If your child loves art but struggles with attention, that does not automatically mean you should wait. It may simply mean you need a shorter, age-appropriate class with experienced teachers and a small group setting.

When starting too early can backfire

There is real value in early exposure, but formal instruction that is too advanced too soon can frustrate a child. If a program expects preschoolers to sit too long, copy complex work, or produce polished results, art can start to feel like pressure instead of discovery.

That is one reason parents should look beyond the phrase art class and examine the teaching approach. A strong program meets children where they are and then helps them progress. It does not rush technical standards before students are developmentally ready.

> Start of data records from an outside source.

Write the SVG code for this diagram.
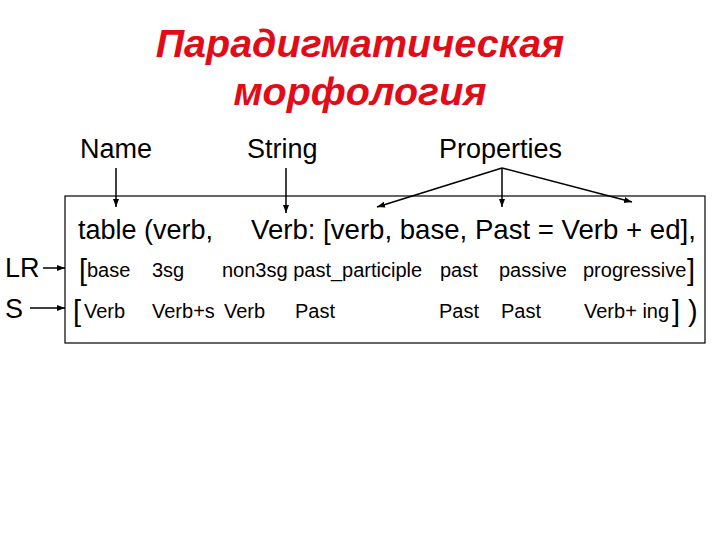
<svg xmlns="http://www.w3.org/2000/svg" width="720" height="540" viewBox="0 0 720 540">
<defs>
<marker id="ah" markerWidth="9" markerHeight="9" refX="8" refY="4.5" orient="auto" markerUnits="userSpaceOnUse">
<path d="M0,1.5 L8,4.5 L0,7.5 Z" fill="#000"/>
</marker>
<style>
.t{font-family:"Liberation Sans",Arial,sans-serif;fill:#000}
.big{font-size:27px}
.sm{font-size:20px}
.br{font-size:29px}
.title{font-family:"Liberation Sans",Arial,sans-serif;font-size:39.5px;font-weight:bold;font-style:italic;fill:#e20c18;text-anchor:middle}
.c{stroke:#000;stroke-width:1.5;fill:none;marker-end:url(#ah)}
</style>
</defs>
<rect width="720" height="540" fill="#fff"/>
<g id="title">
<text class="title" x="360" y="57">Парадигматическая</text>
<text class="title" x="360" y="105">морфология</text>
</g>
<g id="headers">
<text class="t big" x="80" y="158">Name</text>
<text class="t big" x="247" y="158">String</text>
<text class="t big" x="439" y="158">Properties</text>
</g>
<g id="box">
<rect x="65" y="196" width="640" height="147" fill="none" stroke="#000" stroke-width="1.2"/>
<text class="t big" x="78" y="239">table (verb,</text>
<text class="t big" x="251" y="239" style="font-size:27.6px">Verb: [verb, base, Past = Verb + ed],</text>
<g id="lr-row">
<text class="t br" x="79" y="280">[</text>
<text class="t sm" x="87" y="277">base</text>
<text class="t sm" x="152" y="277">3sg</text>
<text class="t sm" x="222" y="277">non3sg past_participle</text>
<text class="t sm" x="440" y="277">past</text>
<text class="t sm" x="499" y="277">passive</text>
<text class="t sm" x="583" y="277">progressive</text>
<text class="t br" x="687" y="280">]</text>
</g>
<g id="s-row">
<text class="t br" x="73" y="321">[</text>
<text class="t sm" x="84" y="318">Verb</text>
<text class="t sm" x="152" y="318">Verb+s</text>
<text class="t sm" x="224" y="318">Verb</text>
<text class="t sm" x="295" y="318">Past</text>
<text class="t sm" x="439" y="318">Past</text>
<text class="t sm" x="501" y="318">Past</text>
<text class="t sm" x="584" y="318">Verb+ ing</text>
<text class="t br" x="672" y="321">]</text>
<text class="t br" x="688" y="321">)</text>
</g>
</g>
<g id="LR"><text class="t big" x="5" y="277">LR</text></g>
<g id="S"><text class="t big" x="5" y="318">S</text></g>
<g id="connectors">
<line class="c" x1="116" y1="168" x2="116" y2="207"/>
<line class="c" x1="286" y1="168" x2="286" y2="213"/>
<line class="c" x1="502" y1="168" x2="377" y2="207"/>
<line class="c" x1="502" y1="168" x2="502" y2="207"/>
<line class="c" x1="502" y1="168" x2="632" y2="202"/>
<line class="c" x1="43" y1="268" x2="65" y2="268"/>
<line class="c" x1="30" y1="308" x2="65" y2="308"/>
</g>
</svg>
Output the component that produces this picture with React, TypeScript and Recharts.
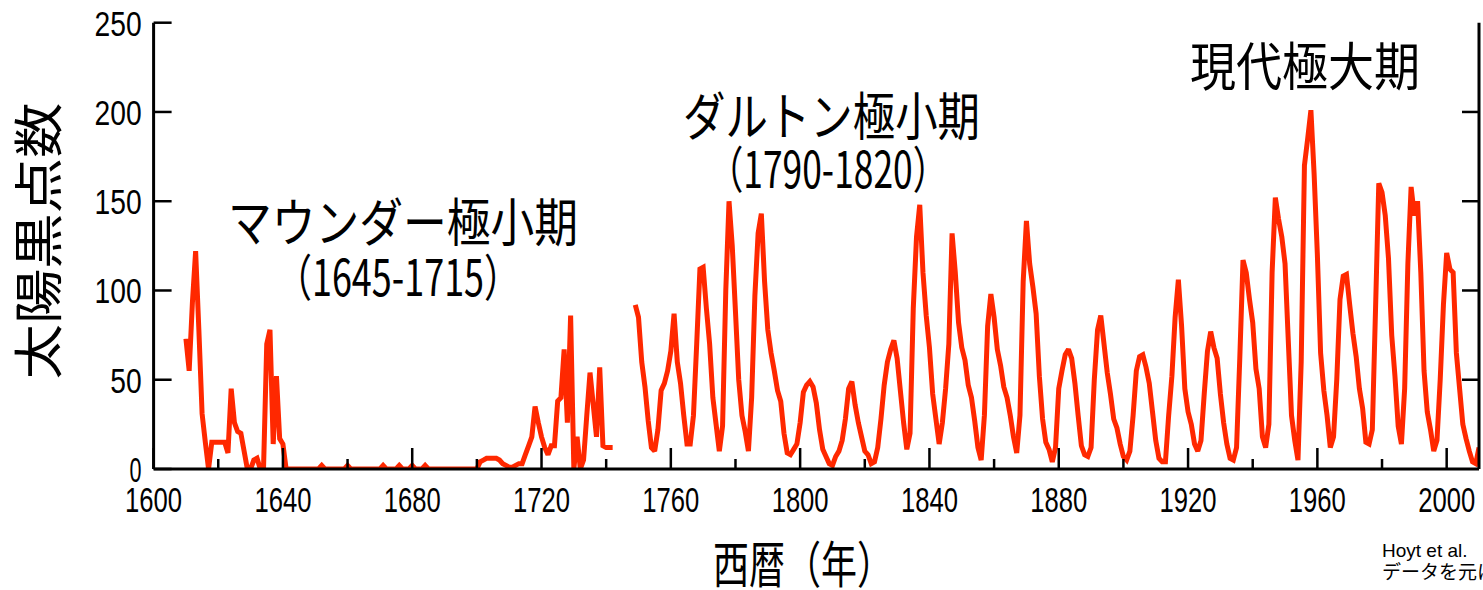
import React from 'react';
import { LineChart, Line, XAxis, YAxis } from 'recharts';

// Hoyt et al. group sunspot numbers (yearly)
const EARLY_START = 1610;
const earlySpots = [
  73, 55, 93, 122, 78, 31, 15, 0, 15, 15, // 1610-1619
  15, 15, 15, 9, 45, 26, 21, 20, 10, 0, // 1620-1629
  0, 5, 6, 0, 0, 70, 78, 14, 52, 17, // 1630-1639
  14, 0, 0, 0, 0, 0, 0, 0, 0, 0, // 1640-1649
  0, 0, 2, 0, 0, 0, 0, 0, 0, 0, // 1650-1659
  2, 0, 0, 0, 0, 0, 0, 0, 0, 0, // 1660-1669
  0, 2, 0, 0, 0, 0, 2, 0, 0, 0, // 1670-1679
  2, 0, 0, 0, 2, 0, 0, 0, 0, 0, // 1680-1689
  0, 0, 0, 0, 0, 0, 0, 0, 0, 0, // 1690-1699
  0, 4, 5, 6, 6, 6, 6, 5, 3, 2, // 1700-1709
  1, 1, 2, 3, 3, 8, 13, 18, 35, 26, // 1710-1719
  18, 12, 8, 13, 13, 38, 40, 67, 26, 86, // 1720-1729
  0, 18, 0, 5, 30, 54, 36, 18, 57, 13, // 1730-1739
  12, 12, 12, // 1740-1742
];

const LATE_START = 1749;
const lateSpots = [
  92, // 1749
  85, 60, 46, 27, 12, 10, 22, 44, 48, 55, // 1750-1759
  66, 87, 60, 48, 30, 14, 14, 30, 70, 112, // 1760-1769
  113, 90, 70, 40, 25, 10, 24, 100, 150, 125, // 1770-1779
  88, 50, 30, 21, 10, 40, 97, 132, 143, 105, // 1780-1789
  78, 65, 55, 44, 38, 20, 9, 8, 11, 14, // 1790-1799
  26, 43, 47, 49, 46, 37, 22, 11, 7, 3, // 1800-1809
  2, 7, 10, 16, 28, 45, 49, 36, 26, 18, // 1810-1819
  10, 8, 3, 4, 12, 28, 47, 60, 67, 72, // 1820-1829
  62, 44, 26, 11, 20, 90, 130, 148, 110, 86, // 1830-1839
  68, 42, 28, 14, 26, 45, 70, 132, 110, 82, // 1840-1849
  68, 61, 47, 40, 27, 12, 5, 30, 80, 98, // 1850-1859
  85, 67, 58, 46, 40, 30, 18, 9, 30, 105, // 1860-1869
  139, 115, 102, 87, 52, 28, 15, 11, 4, 12, // 1870-1879
  45, 55, 64, 67, 62, 48, 30, 13, 8, 7, // 1880-1889
  12, 50, 78, 86, 70, 54, 42, 28, 23, 14, // 1890-1899
  7, 5, 10, 30, 55, 63, 64, 57, 48, 32, // 1900-1909
  16, 6, 4, 4, 30, 52, 85, 106, 80, 45, // 1910-1919
  32, 25, 14, 10, 16, 42, 66, 77, 68, 62, // 1920-1929
  42, 26, 14, 6, 5, 12, 62, 117, 110, 95, // 1930-1939
  82, 56, 45, 18, 12, 25, 110, 152, 140, 130, // 1940-1949
  115, 72, 30, 16, 5, 60, 170, 185, 201, 165, // 1950-1959
  120, 65, 44, 30, 12, 18, 50, 95, 108, 109, // 1960-1969
  92, 76, 63, 45, 34, 15, 14, 22, 90, 160, // 1970-1979
  155, 142, 118, 75, 52, 24, 14, 45, 115, 158, // 1980-1989
  142, 150, 110, 55, 32, 22, 10, 16, 50, 92, // 1990-1999
  121, 112, 110, 65, 45, 25, 17, 10, 4, 3, // 2000-2009
  12, // 2010
];

const yearTicks = [1600, 1620, 1640, 1660, 1680, 1700, 1720, 1740, 1760, 1780, 1800, 1820, 1840, 1860, 1880, 1900, 1920, 1940, 1960, 1980, 2000];
const yearLabels = [1600, 1640, 1680, 1720, 1760, 1800, 1840, 1880, 1920, 1960, 2000];
const countTicks = [0, 50, 100, 150, 200, 250];
const rightTicks = [50, 100, 150, 200];

const lastYear = LATE_START + lateSpots.length - 1;
const chartData: { year: number; early: number | null; late: number | null }[] = [];
for (let yr = EARLY_START; yr <= lastYear; yr++) {
  const ei = yr - EARLY_START;
  const li = yr - LATE_START;
  chartData.push({
    year: yr,
    early: ei >= 0 && ei < earlySpots.length ? earlySpots[ei] : null,
    late: li >= 0 && li < lateSpots.length ? lateSpots[li] : null,
  });
}

const NUM_FONT = "'Liberation Sans Narrow', 'Liberation Sans', Arial, sans-serif";
const JP_FONT = "'Noto Sans CJK JP', 'Noto Sans', sans-serif";
const RED = '#ff2800';

const BottomTick = (props: any) => {
  const { x, y, payload } = props;
  const major = yearLabels.includes(payload.value);
  return (
    <g>
      <line x1={x} x2={x} y1={y} y2={y - (major ? 21 : 10)} stroke="#000" strokeWidth={2.5} />
      {major && (
        <text x={x} y={y + 43} textAnchor="middle" fontFamily={NUM_FONT} fontSize={35} fill="#000"
          textLength={57} lengthAdjust="spacingAndGlyphs">
          {payload.value}
        </text>
      )}
    </g>
  );
};

const TopTick = (props: any) => {
  const { x, y, payload } = props;
  const major = yearLabels.includes(payload.value);
  return <line x1={x} x2={x} y1={y} y2={y + (major ? 20 : 11)} stroke="#000" strokeWidth={2.5} />;
};

const LeftTick = (props: any) => {
  const { x, y, payload } = props;
  const s = String(payload.value);
  const w = s.length === 1 ? 12 : s.length * 15.7;
  return (
    <g>
      <line x1={x} x2={x + 18} y1={y} y2={y} stroke="#000" strokeWidth={2.5} />
      <text x={x - 12} y={y + 13} textAnchor="end" fontFamily={NUM_FONT} fontSize={35} fill="#000"
        textLength={w} lengthAdjust="spacingAndGlyphs">
        {s}
      </text>
    </g>
  );
};

const RightTick = (props: any) => {
  const { x, y } = props;
  return <line x1={x} x2={x - 17} y1={y} y2={y} stroke="#000" strokeWidth={2.5} />;
};

export default function App() {
  return (
    <div style={{ position: 'absolute', left: 0, top: 0, width: 1483, height: 590, overflow: 'hidden', background: '#fff' }}>
      <LineChart width={1483} height={590} data={chartData} margin={{ top: 22.7, right: 0, bottom: 0, left: 0 }}>
        <XAxis xAxisId="bottom" dataKey="year" type="number" domain={[1600, 2010]} ticks={yearTicks}
          interval={0} allowDataOverflow height={121} tickSize={0} tickMargin={0} tickLine={false}
          axisLine={{ stroke: '#000', strokeWidth: 3 }} tick={BottomTick} />
        <XAxis xAxisId="top" orientation="top" dataKey="year" type="number" domain={[1600, 2010]} ticks={yearTicks}
          interval={0} allowDataOverflow height={0} tickSize={0} tickMargin={0} tickLine={false}
          axisLine={{ stroke: '#000', strokeWidth: 3 }} tick={TopTick} />
        <YAxis yAxisId="left" type="number" domain={[0, 250]} ticks={countTicks} interval={0} allowDataOverflow
          width={153.6} tickSize={0} tickMargin={0} tickLine={false}
          axisLine={{ stroke: '#000', strokeWidth: 3 }} tick={LeftTick} />
        <YAxis yAxisId="right" orientation="right" type="number" domain={[0, 250]} ticks={rightTicks} interval={0}
          allowDataOverflow width={4} tickSize={0} tickMargin={0} tickLine={false}
          axisLine={{ stroke: '#000', strokeWidth: 3 }} tick={RightTick} />
        <Line xAxisId="bottom" yAxisId="left" type="linear" dataKey="early" stroke={RED} strokeWidth={5}
          strokeLinejoin="miter" strokeMiterlimit={2} dot={false} activeDot={false} isAnimationActive={false} />
        <Line xAxisId="bottom" yAxisId="left" type="linear" dataKey="late" stroke={RED} strokeWidth={5}
          strokeLinejoin="miter" strokeMiterlimit={2} dot={false} activeDot={false} isAnimationActive={false} />
      </LineChart>
      <svg width={1483} height={590} style={{ position: 'absolute', left: 0, top: 0, pointerEvents: 'none' }}>
        <g fontFamily={JP_FONT} fill="#000">
          <text x={228} y={242} fontSize={52} textLength={350} lengthAdjust="spacingAndGlyphs">マウンダー極小期</text>
          <text x={276} y={296} fontSize={50} textLength={244} lengthAdjust="spacingAndGlyphs">（1645-1715）</text>
          <text x={683} y={136} fontSize={52} textLength={297} lengthAdjust="spacingAndGlyphs">ダルトン極小期</text>
          <text x={708} y={188} fontSize={50} textLength={240} lengthAdjust="spacingAndGlyphs">（1790-1820）</text>
          <text x={1190} y={86} fontSize={52} textLength={230} lengthAdjust="spacingAndGlyphs">現代極大期</text>
          <text x={713} y={583} fontSize={50} textLength={180} lengthAdjust="spacingAndGlyphs">西暦（年）</text>
          <text x={39} y={259} fontSize={50} textAnchor="middle" textLength={277} lengthAdjust="spacingAndGlyphs"
            transform="rotate(-90 39 241)">
            太陽黒点数
          </text>
          <text x={1382} y={557} fontSize={19} fontFamily="'Liberation Sans', Arial, sans-serif">Hoyt et al.</text>
          <text x={1382} y={579} fontSize={19}>データを元に作成</text>
        </g>
      </svg>
    </div>
  );
}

Children who start in the right setting tend to build confidence. Children who start in the wrong setting may decide they are not good at art, when really the class was simply a poor fit.

Why structured classes matter as kids grow

As children get older, casual art activities at home may not be enough to sustain real progress. They might enjoy drawing, but without instruction they often repeat the same habits. Structured art classes introduce new techniques, stronger observation skills, and a clear progression from beginner work to more advanced projects.

This is especially important for families who want both self-expression and measurable growth. A quality program should help students develop creatively while also learning composition, perspective, shading, painting methods, and portfolio discipline over time.

At Expression8 Art Academy, this is exactly why structured progression matters. Students benefit most when creative freedom is supported by professional guidance, clear skill development, and age-appropriate expectations.

Should kids start art classes if they already like drawing at home?

Usually, yes. Enjoying art at home is often the best sign that a child will respond well to lessons. A class can expand what they already love by introducing new media, stronger techniques, and personal feedback they cannot get from working alone.

But classes are not only for children who show obvious talent. They are also valuable for children who need encouragement, confidence, and a place to grow steadily. Skill in art is developed, not simply inherited. Many strong young artists begin as curious beginners who had consistent instruction and the chance to practice.

What parents should look for in a first art class

The best first class is not necessarily the most advanced one. It is the one that matches your child’s age, attention span, and goals while offering a clear pathway for growth.

Look for small-group instruction, experienced teachers, and a curriculum that progresses from foundational skills to more advanced work. Notice whether the program values both creativity and technique. That combination is especially important for families who want classes to be enjoyable now and beneficial later.

For younger children, ask whether lessons are hands-on, engaging, and developmentally appropriate. For older students, ask how skills are built over time and whether there is a path toward more serious study, portfolio development, or specialized training.

So, what age should kids start art classes?

For many children, the answer is around age 4 to 6. That is often the ideal time to begin with guided, age-appropriate instruction that builds confidence and foundational skills. But the real answer depends on readiness. Some children thrive at 4, some are better off starting at 6 or 7, and some discover their artistic direction much later.

What matters most is not starting as early as possible. It is starting when your child can enjoy the experience, respond to instruction, and grow from it. A good art class should meet them at their current stage and give them a clear next step.

If your child is showing curiosity, creativity, and the ability to engage in a structured setting, that may be your sign to begin. The right start can shape not only stronger art skills, but also confidence, discipline, and a lasting sense of creative identity.